While the challenges are enormous, so too is the ability of Australian industry to meet them, but it needs to be brought into the fight – and soon, he said. Before an audience including Australia’s most influential decision-makers across government, defence and the ADF, Nioa said the potential for conflict in our region was “at a scale that we have not seen since World War 2”.

“This is industrial scale conflict that requires a capable and fully mobilised Australian industrial base to deter it,” Nioa told the Australian Industry & Defence Network (AIDN) dinner. “If we are to deter aggressors we need to demonstrate that we can win the industrial battle. The people that can do that for Australia are in this room.”

But the head of Australia’s biggest privately-owned supplier of munitions to the ADF said industry investment in building sovereign capability would be stymied by an over dependence on Foreign Military Sales (FMS).

“The biggest risk to getting Australian industry into the fight, is outsourcing all of our immediate requirements to FMS. That will pull the rug out from under us quicker than anything,” he said. “If we have nothing to do we can do nothing. We need to start now. The Ukraine war has highlighted the significant industrial challenges in sustaining and winning large scale conflicts. And it has exposed significant limitations in the current scale of the combined allied defence industrial base. Previous conflicts have shown us that a nation must start to mobilise its defence industrial base around four years before it can mobilise its defence force.  Our adversaries have done precisely that and more.”

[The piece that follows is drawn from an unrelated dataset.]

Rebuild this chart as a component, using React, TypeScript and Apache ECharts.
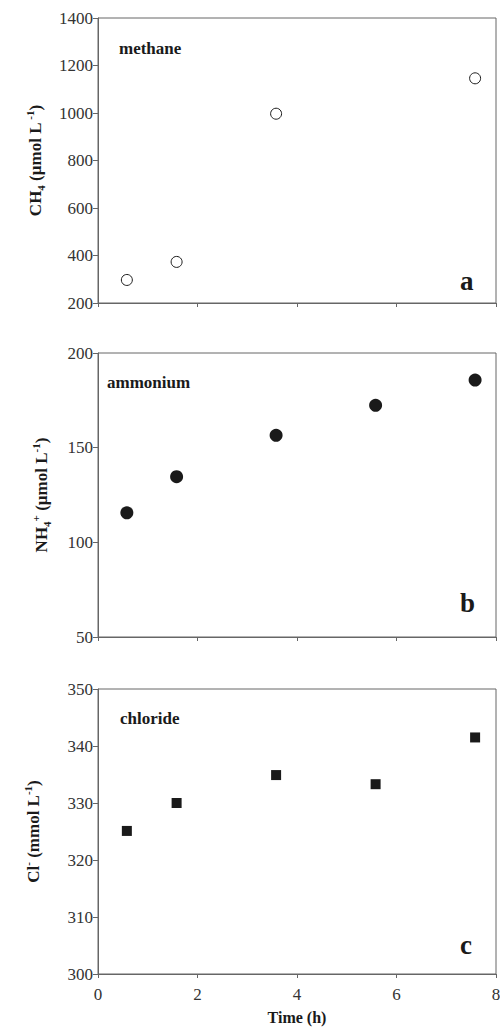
import React, { useEffect, useRef } from "react";
import * as echarts from "echarts";

const timeA = [0.58, 1.58, 3.58, 7.58];
const methane = [297, 373, 997, 1146];
const timeBC = [0.58, 1.58, 3.58, 5.58, 7.58];
const ammonium = [115.6, 134.7, 156.5, 172.4, 185.7];
const chloride = [325.1, 330.0, 334.9, 333.3, 341.5];
const xTicks = [0, 2, 4, 6, 8];

const FONT = "'Liberation Serif', 'Times New Roman', serif";
const AXIS = "#666";
const INK = "#1a1a1a";

const grids = [
  { left: 98, right: 4, top: 18, height: 285 },
  { left: 98, right: 4, top: 353, height: 284 },
  { left: 98, right: 4, top: 689, height: 285 },
];

function pairs(xs: number[], ys: number[]) {
  return xs.map((x, i) => [x, ys[i]]);
}

const richName = {
  b: { fontFamily: FONT, fontWeight: "bold", fontSize: 17, color: INK, lineHeight: 22 },
  sup: { fontFamily: FONT, fontWeight: "bold", fontSize: 11, color: INK, verticalAlign: "top", lineHeight: 22 },
  sub: { fontFamily: FONT, fontWeight: "bold", fontSize: 11, color: INK, verticalAlign: "bottom", lineHeight: 22 },
};

export default function App() {
  const ref = useRef<HTMLDivElement>(null);
  useEffect(() => {
    if (!ref.current) return;
    const chart = echarts.init(ref.current, undefined, { renderer: "svg" });
    const xAxis = [0, 1, 2].map((i) => ({
      type: "value",
      gridIndex: i,
      min: xTicks[0],
      max: xTicks[xTicks.length - 1],
      interval: 2,
      axisLine: { show: true, lineStyle: { color: AXIS, width: 1 } },
      axisTick: { show: true, length: 4, lineStyle: { color: AXIS } },
      splitLine: { show: false },
      axisLabel: {
        show: i === 2,
        fontFamily: FONT,
        fontSize: 17,
        color: "#333",
        margin: 12,
        formatter: (v: number) => String(v),
      },
      name: i === 2 ? "Time (h)" : "",
      nameLocation: "middle",
      nameGap: 35,
      nameTextStyle: { fontFamily: FONT, fontWeight: "bold", fontSize: 16, color: INK },
    }));
    const yCfg = [
      { min: 200, max: 1400, interval: 200, name: "{b|CH}{sub|4}{b| (µmol L}{sup| -1}{b|)}", gap: 52 },
      { min: 50, max: 200, interval: 50, name: "{b|NH}{sub|4}{sup|+}{b| (µmol L}{sup|-1}{b|)}", gap: 46 },
      { min: 300, max: 350, interval: 10, name: "{b|Cl}{sup|-}{b| (mmol L}{sup|-1}{b|)}", gap: 54 },
    ];
    const yAxis = yCfg.map((c, i) => ({
      type: "value",
      gridIndex: i,
      min: c.min,
      max: c.max,
      interval: c.interval,
      axisLine: { show: true, lineStyle: { color: AXIS, width: 1 } },
      axisTick: { show: true, length: 5, lineStyle: { color: AXIS } },
      splitLine: { show: false },
      axisLabel: {
        fontFamily: FONT,
        fontSize: 17,
        color: "#333",
        margin: 5,
        formatter: (v: number) => String(v),
      },
      name: c.name,
      nameLocation: "middle",
      nameRotate: 90,
      nameGap: c.gap,
      nameTextStyle: { rich: richName },
    }));
    const option = {
      animation: false,
      backgroundColor: "#fff",
      grid: grids.map((g) => ({
        ...g,
        show: true,
        borderColor: AXIS,
        borderWidth: 1,
        backgroundColor: "transparent",
        containLabel: false,
        outerBoundsMode: "none",
      })),
      xAxis,
      yAxis,
      series: [
        {
          type: "scatter",
          xAxisIndex: 0,
          yAxisIndex: 0,
          data: pairs(timeA, methane),
          symbol: "circle",
          symbolSize: 11,
          itemStyle: { color: "#fff", borderColor: INK, borderWidth: 1, opacity: 1 },
        },
        {
          type: "scatter",
          xAxisIndex: 1,
          yAxisIndex: 1,
          data: pairs(timeBC, ammonium),
          symbol: "circle",
          symbolSize: 13,
          itemStyle: { color: INK, opacity: 1 },
        },
        {
          type: "scatter",
          xAxisIndex: 2,
          yAxisIndex: 2,
          data: pairs(timeBC, chloride),
          symbol: "rect",
          symbolSize: 10,
          itemStyle: { color: INK, opacity: 1 },
        },
      ],
      graphic: [
        { type: "text", left: 119, top: 40, style: { text: "methane", font: `bold 17px ${FONT}`, fill: INK } },
        { type: "text", left: 107, top: 374, style: { text: "ammonium", font: `bold 17px ${FONT}`, fill: INK } },
        { type: "text", left: 120, top: 710, style: { text: "chloride", font: `bold 17px ${FONT}`, fill: INK } },
        { type: "text", left: 460, top: 267, style: { text: "a", font: `bold 27px ${FONT}`, fill: INK } },
        { type: "text", left: 460, top: 589, style: { text: "b", font: `bold 27px ${FONT}`, fill: INK } },
        { type: "text", left: 460, top: 931, style: { text: "c", font: `bold 27px ${FONT}`, fill: INK } },
      ],
    };
    chart.setOption(option as any);
    return () => chart.dispose();
  }, []);
  return (
    <div
      ref={ref}
      style={{ position: "absolute", left: 0, top: 0, width: 500, height: 1027 }}
    />
  );
}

Nioa singled out key points in the recently-released Defence Strategic Review (DSR), including:

  • That Australia is facing “the prospect of major conflict in our region that directly threatens our national interest”.
  • It signalled the end of strategic warning time for that conflict to occur, and said “ending warning time…necessitates an urgent call to action…”
  • “Defence’s current approach to defence acquisition is not fit for purpose”.
  • That “procurement risk must be based on minimum viable capability in the shortest possible timeframe”.
  • That “Australia must be more self-reliant so that we are able to contribute more to regional security”.
  • And that will require a shift to “strengthening Australia’s sovereign military and industrial capabilities”.

“I urge the Government and Defence to engage more urgently with the Australian industrial base and industrialists,” Nioa said. “I suspect I speak for the room when I say there is a sense that Australian industry is currently sitting on the sidelines, waiting to be brought into the fight. I also don’t think it is well understood how commercially draining and unrewarding it is to build new industrial capabilities. From a commercial point of view that represents years of development, construction and commissioning effort, all while losing money, taking on risk and forgoing alternate opportunities. That needs an industrial base that is solely focused on the national interests of Australia. That industrial base is sitting in this room and ready.”